Her secondary role is as a professor and lecturer for regional and national seminars, doctoral programs, and various school districts and psychological associations. She also teaches a course in physiological psychology to psychology students at Hope.
Dr. Castillo is constantly amazed by the resilience of children and their families dealing with difficult disorders and often the possibility of losing their children. She feels that as families deal with difficult circumstances, she is able to minister to them on a daily basis through the recognition and encouragement of their children’s strengths.

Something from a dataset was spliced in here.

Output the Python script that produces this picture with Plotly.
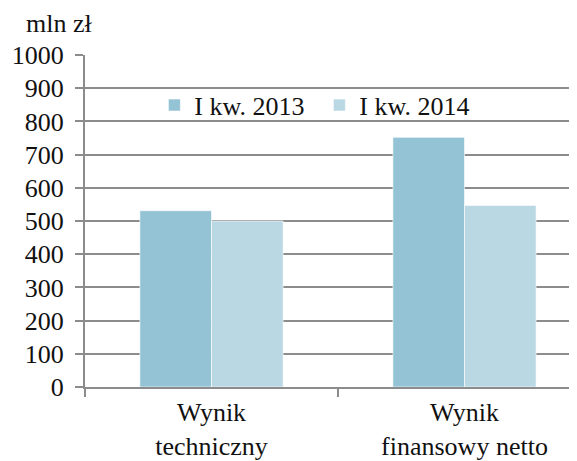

Much of her work and her ability to minister to others began and grew during her time at Hope. Dr. Castillo decided to attend PCC after receiving a number of recommendations from friends. During here time at Hope, she received guidance from several faculty and staff including Dr. Bob Leark in the psychology department and Pricilla Schubert in student affairs. Through academics and leadership experiences at Hope, Dr. Castillo developed invaluable life skills including confidence, leadership, sensitivity, and the necessity to balance work and play.
With the encouragement of professor and mentor Dr. Leark, Dr. Castillo continued on in her education with a doctoral program at Texas A&M where she spent several years in an array of academic and internship programs gaining her specialization as a neuropsychologist with a special emphasis on epilepsy. Even after graduation, her former Hope professors continue to be a constant source of encouragement in her career.